I didn’t realize that the way I problem-solved and helped teachers find solutions was actually creating a pattern that would not serve them well in the future. While the problem sitting in front of us would get solved, I was doing nothing to help build the teacher’s leadership or self management. In that sense, I wasn’t really helping the teacher, I was helping get one isolated problem solved. Instead of empowering the teachers and building their skills, I encouraged dependence upon me.
There began to be many times when I would wonder why the teachers would come to me with issues that I felt like they should be able to solve on their own. I would ask myself, “Can’t they figure this out on their own?” “Why can’t these teachers problem-solve?” I didn’t realize that I had set up their patterns of behavior myself.
If I could do it all over again, I would have used techniques to solve problems that would actually help the teachers become better problem solvers and think at higher levels, not just help the problem get solved. I am learning these techniques in Cognitive Coaching Training. This training is aimed at helping school leaders and coaches become mediators of thinking so that we can develop the capacity of teachers.

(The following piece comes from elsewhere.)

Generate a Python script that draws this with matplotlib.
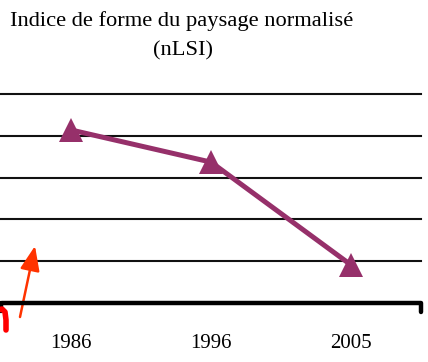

Research indicates that teaching is a complex intellectual activity and that teachers who think at higher levels produce students who are higher achieving, more cooperative, and better problem solvers. It is the invisible skills of teaching, the thinking processes that underlie instructional decisions, which produce superior instruction. Cognitive Coaching is a research-based model that capitalizes upon and enhances teachers’ cognitive processes.
The Thinking Collaborative, https://www.thinkingcollaborative.com/aboutcc
I just finished the first two days of this 8-day training and I’m completely sold on what they are teaching us. I am so excited and hopeful that I will learn tools that will not only help teachers with problem-solving of school/schedule/curriculum/parent situations, but with the instructional decisions they make each day. That’s where the power lies.